On 11-04-2022 14:02, Bruce Kellett wrote:
On Mon, Apr 11, 2022 at 5:35 PM smitra <smi...@zonnet.nl> wrote:

But why not simply analyze what the evolution according to the
Schrödinger equation would lead to? Obviously all that's going to
happen
is that the measurements o the spins will cause the entanglement to
spread further. we started with two entangled spins and now we end
up
with the entire Bob and Alice sectors becoming part of this
entanglement.

The trouble with this is that the entanglement spreads only at the
speed of light or less. If faster than that, then it is npn-local.
Alice and Bob make their separate measurements at spacelike
separations. So if the entanglement resulting from Alice's measurement
affects Bob's measurement, that that is FTL or non-local.

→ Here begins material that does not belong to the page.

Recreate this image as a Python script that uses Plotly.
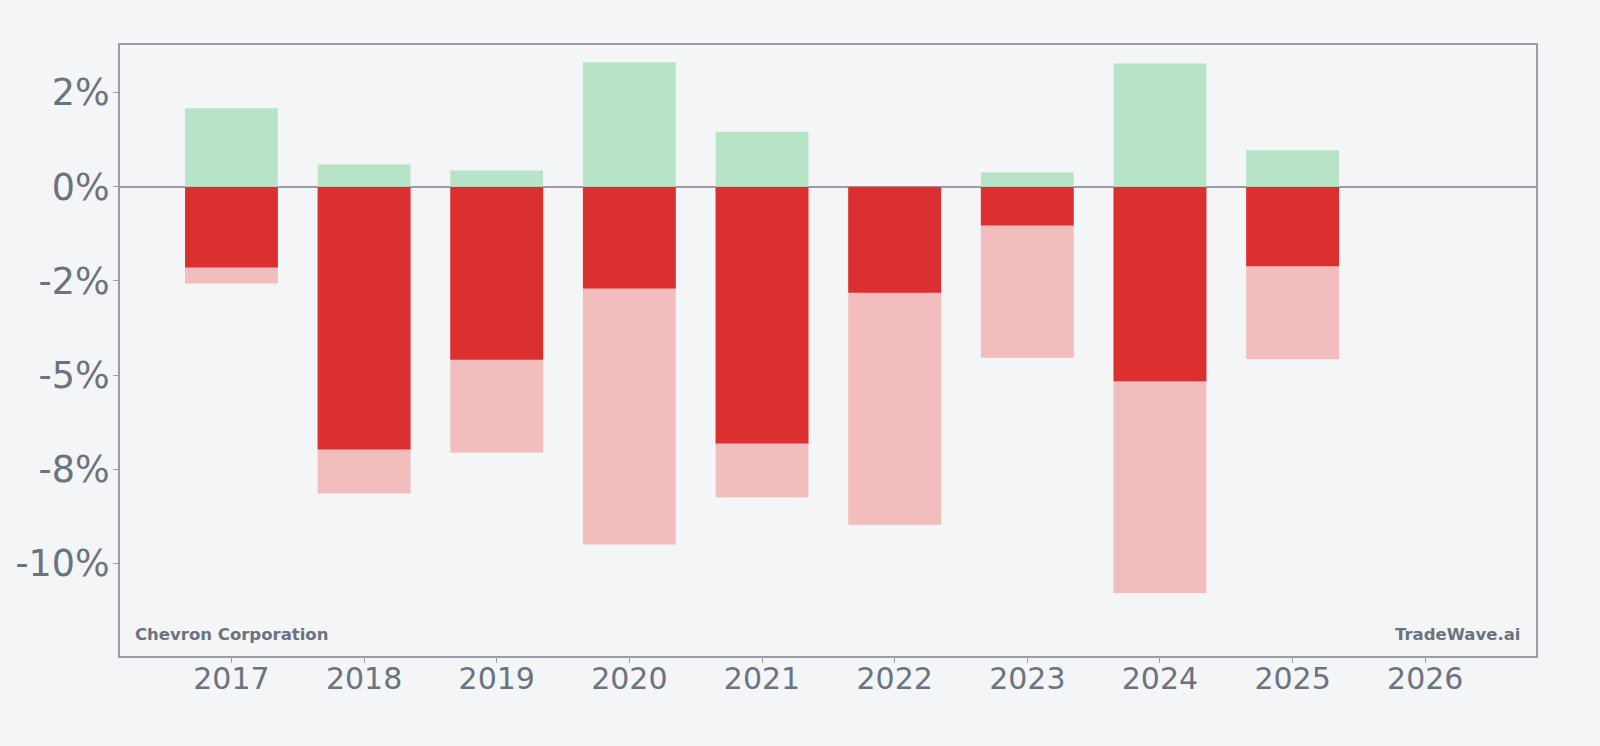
import plotly.graph_objects as go

years = [2017, 2018, 2019, 2020, 2021, 2022, 2023, 2024, 2025]
max_gain = [2.08, 0.59, 0.43, 3.30, 1.46, 0.0, 0.38, 3.27, 0.97]
year_return = [-2.14, -6.97, -4.59, -2.70, -6.81, -2.81, -1.03, -5.16, -2.11]
max_drawdown = [-2.57, -8.14, -7.05, -9.49, -8.24, -8.97, -4.54, -10.78, -4.57]

tick_vals = [2.5, 0, -2.5, -5, -7.5, -10]
tick_text = ["2%", "0%", "-2%", "-5%", "-8%", "-10%"]
x_ticks = list(range(2017, 2027))

GREEN = "#b7e4c7"
DARK_RED = "#dc3030"
LIGHT_RED = "#f4bdbd"
GRAY = "#6b7280"
FRAME = "#9a9ca8"
BG = "#f4f5f7"

fig = go.Figure()
fig.add_trace(go.Bar(x=years, y=max_drawdown, marker=dict(color=LIGHT_RED, line=dict(width=0)), width=0.7))
fig.add_trace(go.Bar(x=years, y=year_return, marker=dict(color=DARK_RED, line=dict(width=0)), width=0.7))
fig.add_trace(go.Bar(x=years, y=max_gain, marker=dict(color=GREEN, line=dict(width=0)), width=0.7))

fig.update_layout(
    barmode="overlay",
    width=1600, height=746,
    margin=dict(l=120, r=64, t=45, b=90),
    paper_bgcolor=BG, plot_bgcolor=BG,
    showlegend=False,
    font=dict(family="DejaVu Sans", color=GRAY),
    xaxis=dict(
        range=[2016.16, 2026.835], tickvals=x_ticks, ticktext=[str(v) for v in x_ticks],
        tickfont=dict(size=30, color=GRAY), showgrid=False, zeroline=False,
        showline=True, linecolor=FRAME, linewidth=2, mirror=True,
        ticks="outside", ticklen=5, tickcolor=FRAME, ticklabelstandoff=-10,
    ),
    yaxis=dict(
        range=[-12.45, 3.76], tickvals=tick_vals, ticktext=tick_text,
        tickfont=dict(size=36.5, color=GRAY), showgrid=False,
        zeroline=True, zerolinecolor=FRAME, zerolinewidth=2,
        showline=True, linecolor=FRAME, linewidth=2, mirror=True,
        ticks="outside", ticklen=5, tickcolor=FRAME, ticklabelstandoff=-4,
    ),
    annotations=[
        dict(text="<b>Chevron Corporation</b>", xref="paper", yref="paper", x=0.009, y=0.016,
             xanchor="left", yanchor="bottom", showarrow=False, font=dict(size=16.5, color=GRAY)),
        dict(text="<b>TradeWave.ai</b>", xref="paper", yref="paper", x=0.99, y=0.016,
             xanchor="right", yanchor="bottom", showarrow=False, font=dict(size=16.5, color=GRAY)),
    ],
)

fig.write_html("out.html")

If the polarizer are parallel then if Alice finds spin up
there is only a "Bob finds down" in her sector. That's clearly what
the
local time evolution according the the Schrödinger equation
predicts.

|Alice>[|up,down> - |down, up>] ---> |(Alice sees with up) ,down> -
|Alice sees down, up>]

It's a local interaction because Alice interacts only with her spin,
not
with Bob's spin.

Your equation is revealing. Since Alice and Bob are spacelike
separated, Alice's measurement cannot locally affect Bob's. But in
your equation you have reduced

|Alice>[|up,down> - |down, up>] to two parts. where

 |Alice sees up ,down> drops the |up> part of the wave function that
Bob sees.
Similarly
|Alice sees down, up> drops the |down> part of the wave function that
Bob sees.

Since in the local case, Bob's measurement is independent of Alice's,
he must see |up> and |down> with equal probability (in different
branches). By dropping the entangled part of the wave function after
Alice's measurement, you rule out the possibility that Bob can get
|up> or |down> with equal probability after Alice's measurement (as he
certainly can before her measurement). What is it about Alice's
measurement that changes the probabilities for Bob's result? At
spacelike separation, this can only be a non-local influence.

Here you go wrong.

I did not write Bob's state in here, let's do that now

|Alice, Bob>[|up,down> - |down, up>] ---> |Bob>|(Alice sees up) ,down> - |Alice sees down, up>]

And now Bob is going to measure his spin:

|Bob>|(Alice sees with up) ,down> - |Alice sees down, up>] --->


||(Alice sees up) ,Bob sees down> - |Alice sees down,  Bob sees up>

So, both Bob and Alice interact only with their own spins. There is no issue whatsoever with getting the correct pairings.